**Work to be completed**
Copy everything in the data below exactly except the pictures.

**Dataset extract**
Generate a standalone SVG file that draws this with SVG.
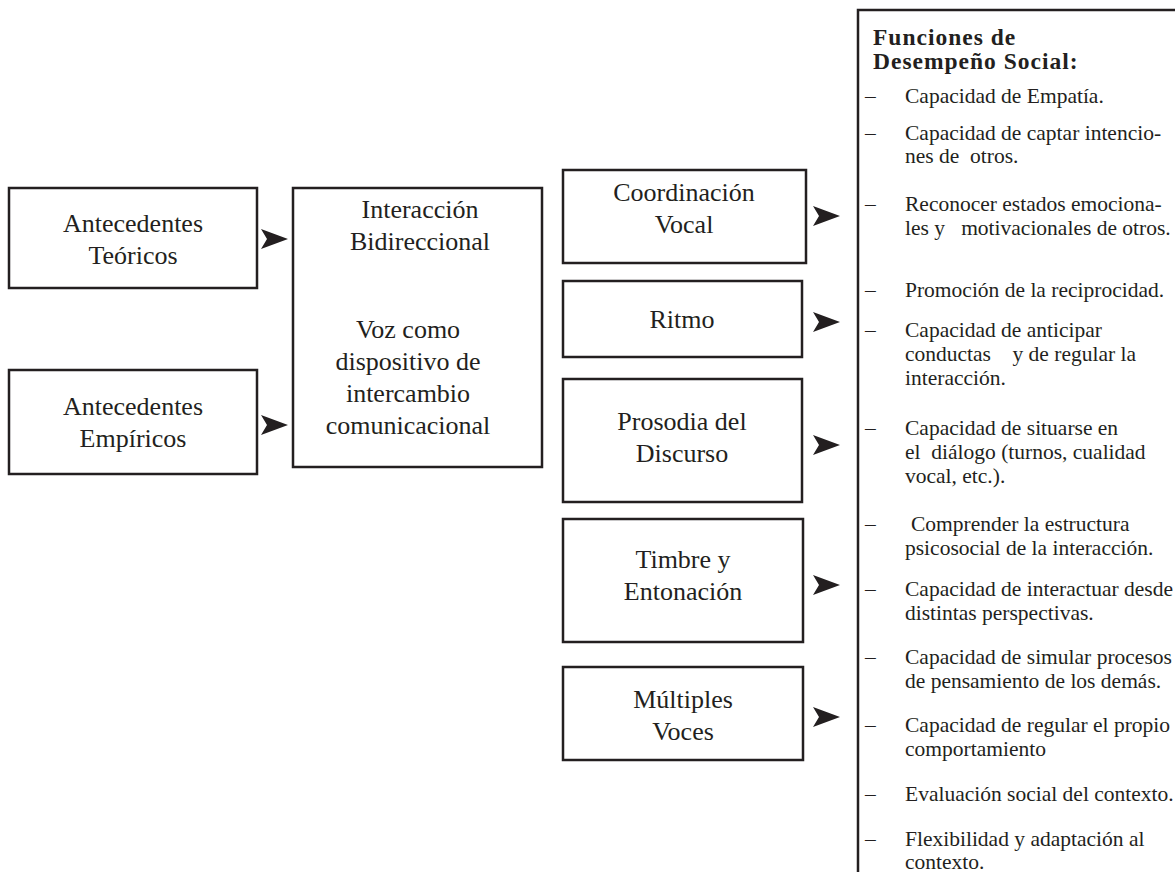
<svg xmlns="http://www.w3.org/2000/svg" width="1175" height="872" viewBox="0 0 1175 872">
<defs>
<style>
.box{fill:#fff;stroke:#231f20;stroke-width:2.5}
.lbl{font-family:"Liberation Serif","Times New Roman",serif;font-size:26px;fill:#231f20;text-anchor:middle}
.li{font-family:"Liberation Serif","Times New Roman",serif;font-size:21.5px;fill:#231f20;white-space:pre}
.hd{font-family:"Liberation Serif","Times New Roman",serif;font-size:23.5px;font-weight:bold;letter-spacing:1px;fill:#231f20}
.ah{fill:#231f20}
</style>
<polygon id="arr" points="0,-10 27,0 0,10 6,0"/>
</defs>
<rect width="1175" height="872" fill="#fff"/>

<g id="ant-teoricos">
<rect class="box" x="9" y="188" width="248" height="100"/>
<text class="lbl" x="133" y="232">Antecedentes</text>
<text class="lbl" x="133" y="264">Teóricos</text>
</g>
<g id="ant-empiricos">
<rect class="box" x="9" y="370" width="248" height="104"/>
<text class="lbl" x="133" y="415">Antecedentes</text>
<text class="lbl" x="133" y="447">Empíricos</text>
</g>
<g id="interaccion">
<rect class="box" x="293" y="188" width="249" height="279"/>
<text class="lbl" x="420" y="218">Interacción</text>
<text class="lbl" x="420" y="250">Bidireccional</text>
<text class="lbl" x="408" y="338">Voz como</text>
<text class="lbl" x="408" y="370">dispositivo de</text>
<text class="lbl" x="408" y="402">intercambio</text>
<text class="lbl" x="408" y="434">comunicacional</text>
</g>
<g id="coordinacion">
<rect class="box" x="563" y="170" width="243" height="93"/>
<text class="lbl" x="684" y="201">Coordinación</text>
<text class="lbl" x="684" y="233">Vocal</text>
</g>
<g id="ritmo">
<rect class="box" x="563" y="281" width="239" height="76"/>
<text class="lbl" x="682" y="328">Ritmo</text>
</g>
<g id="prosodia">
<rect class="box" x="563" y="379" width="239" height="123"/>
<text class="lbl" x="682" y="430">Prosodia del</text>
<text class="lbl" x="682" y="462">Discurso</text>
</g>
<g id="timbre">
<rect class="box" x="563" y="519" width="240" height="123"/>
<text class="lbl" x="683" y="568">Timbre y</text>
<text class="lbl" x="683" y="600">Entonación</text>
</g>
<g id="multiples">
<rect class="box" x="563" y="667" width="240" height="93"/>
<text class="lbl" x="683" y="708">Múltiples</text>
<text class="lbl" x="683" y="740">Voces</text>
</g>

<g id="funciones">
<rect class="box" x="858" y="10" width="400" height="900"/>
<text class="hd" x="873" y="45">Funciones de</text>
<text class="hd" x="873" y="69">Desempeño Social:</text>
<g class="li">
<text x="865" y="103">–</text><text x="905" y="103">Capacidad de Empatía.</text>
<text x="865" y="140">–</text><text x="905" y="140">Capacidad de captar intencio-</text>
<text x="905" y="163" xml:space="preserve">nes de  otros.</text>
<text x="865" y="211">–</text><text x="905" y="211">Reconocer estados emociona-</text>
<text x="905" y="235" xml:space="preserve">les y   motivacionales de otros.</text>
<text x="865" y="297">–</text><text x="905" y="297">Promoción de la reciprocidad.</text>
<text x="865" y="337">–</text><text x="905" y="337">Capacidad de anticipar</text>
<text x="905" y="361" xml:space="preserve">conductas    y de regular la</text>
<text x="905" y="385">interacción.</text>
<text x="865" y="435">–</text><text x="905" y="435">Capacidad de situarse en</text>
<text x="905" y="459" xml:space="preserve">el  diálogo (turnos, cualidad</text>
<text x="905" y="483">vocal, etc.).</text>
<text x="865" y="531">–</text><text x="911" y="531">Comprender la estructura</text>
<text x="905" y="555">psicosocial de la interacción.</text>
<text x="865" y="596">–</text><text x="905" y="596">Capacidad de interactuar desde</text>
<text x="905" y="620">distintas perspectivas.</text>
<text x="865" y="664">–</text><text x="905" y="664">Capacidad de simular procesos</text>
<text x="905" y="688">de pensamiento de los demás.</text>
<text x="865" y="732">–</text><text x="905" y="732">Capacidad de regular el propio</text>
<text x="905" y="756">comportamiento</text>
<text x="865" y="801">–</text><text x="905" y="801">Evaluación social del contexto.</text>
<text x="865" y="846">–</text><text x="905" y="846">Flexibilidad y adaptación al</text>
<text x="905" y="869">contexto.</text>
</g>
</g>

<g id="connectors" class="ah">
<use href="#arr" x="261" y="239"/>
<use href="#arr" x="261" y="425"/>
<use href="#arr" x="813" y="216"/>
<use href="#arr" x="813" y="322"/>
<use href="#arr" x="813" y="445"/>
<use href="#arr" x="813" y="585"/>
<use href="#arr" x="813" y="717"/>
</g>
</svg>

**Response**
Generate a standalone SVG file that draws this with SVG.
<svg xmlns="http://www.w3.org/2000/svg" width="1175" height="872" viewBox="0 0 1175 872">
<defs>
<style>
.box{fill:#fff;stroke:#231f20;stroke-width:2.5}
.lbl{font-family:"Liberation Serif","Times New Roman",serif;font-size:26px;fill:#231f20;text-anchor:middle}
.li{font-family:"Liberation Serif","Times New Roman",serif;font-size:21.5px;fill:#231f20;white-space:pre}
.hd{font-family:"Liberation Serif","Times New Roman",serif;font-size:23.5px;font-weight:bold;letter-spacing:1px;fill:#231f20}
.ah{fill:#231f20}
</style>
<polygon id="arr" points="0,-10 27,0 0,10 6,0"/>
</defs>
<rect width="1175" height="872" fill="#fff"/>

<g id="ant-teoricos">
<rect class="box" x="9" y="188" width="248" height="100"/>
<text class="lbl" x="133" y="232">Antecedentes</text>
<text class="lbl" x="133" y="264">Teóricos</text>
</g>
<g id="ant-empiricos">
<rect class="box" x="9" y="370" width="248" height="104"/>
<text class="lbl" x="133" y="415">Antecedentes</text>
<text class="lbl" x="133" y="447">Empíricos</text>
</g>
<g id="interaccion">
<rect class="box" x="293" y="188" width="249" height="279"/>
<text class="lbl" x="420" y="218">Interacción</text>
<text class="lbl" x="420" y="250">Bidireccional</text>
<text class="lbl" x="408" y="338">Voz como</text>
<text class="lbl" x="408" y="370">dispositivo de</text>
<text class="lbl" x="408" y="402">intercambio</text>
<text class="lbl" x="408" y="434">comunicacional</text>
</g>
<g id="coordinacion">
<rect class="box" x="563" y="170" width="243" height="93"/>
<text class="lbl" x="684" y="201">Coordinación</text>
<text class="lbl" x="684" y="233">Vocal</text>
</g>
<g id="ritmo">
<rect class="box" x="563" y="281" width="239" height="76"/>
<text class="lbl" x="682" y="328">Ritmo</text>
</g>
<g id="prosodia">
<rect class="box" x="563" y="379" width="239" height="123"/>
<text class="lbl" x="682" y="430">Prosodia del</text>
<text class="lbl" x="682" y="462">Discurso</text>
</g>
<g id="timbre">
<rect class="box" x="563" y="519" width="240" height="123"/>
<text class="lbl" x="683" y="568">Timbre y</text>
<text class="lbl" x="683" y="600">Entonación</text>
</g>
<g id="multiples">
<rect class="box" x="563" y="667" width="240" height="93"/>
<text class="lbl" x="683" y="708">Múltiples</text>
<text class="lbl" x="683" y="740">Voces</text>
</g>

<g id="funciones">
<rect class="box" x="858" y="10" width="400" height="900"/>
<text class="hd" x="873" y="45">Funciones de</text>
<text class="hd" x="873" y="69">Desempeño Social:</text>
<g class="li">
<text x="865" y="103">–</text><text x="905" y="103">Capacidad de Empatía.</text>
<text x="865" y="140">–</text><text x="905" y="140">Capacidad de captar intencio-</text>
<text x="905" y="163" xml:space="preserve">nes de  otros.</text>
<text x="865" y="211">–</text><text x="905" y="211">Reconocer estados emociona-</text>
<text x="905" y="235" xml:space="preserve">les y   motivacionales de otros.</text>
<text x="865" y="297">–</text><text x="905" y="297">Promoción de la reciprocidad.</text>
<text x="865" y="337">–</text><text x="905" y="337">Capacidad de anticipar</text>
<text x="905" y="361" xml:space="preserve">conductas    y de regular la</text>
<text x="905" y="385">interacción.</text>
<text x="865" y="435">–</text><text x="905" y="435">Capacidad de situarse en</text>
<text x="905" y="459" xml:space="preserve">el  diálogo (turnos, cualidad</text>
<text x="905" y="483">vocal, etc.).</text>
<text x="865" y="531">–</text><text x="911" y="531">Comprender la estructura</text>
<text x="905" y="555">psicosocial de la interacción.</text>
<text x="865" y="596">–</text><text x="905" y="596">Capacidad de interactuar desde</text>
<text x="905" y="620">distintas perspectivas.</text>
<text x="865" y="664">–</text><text x="905" y="664">Capacidad de simular procesos</text>
<text x="905" y="688">de pensamiento de los demás.</text>
<text x="865" y="732">–</text><text x="905" y="732">Capacidad de regular el propio</text>
<text x="905" y="756">comportamiento</text>
<text x="865" y="801">–</text><text x="905" y="801">Evaluación social del contexto.</text>
<text x="865" y="846">–</text><text x="905" y="846">Flexibilidad y adaptación al</text>
<text x="905" y="869">contexto.</text>
</g>
</g>

<g id="connectors" class="ah">
<use href="#arr" x="261" y="239"/>
<use href="#arr" x="261" y="425"/>
<use href="#arr" x="813" y="216"/>
<use href="#arr" x="813" y="322"/>
<use href="#arr" x="813" y="445"/>
<use href="#arr" x="813" y="585"/>
<use href="#arr" x="813" y="717"/>
</g>
</svg>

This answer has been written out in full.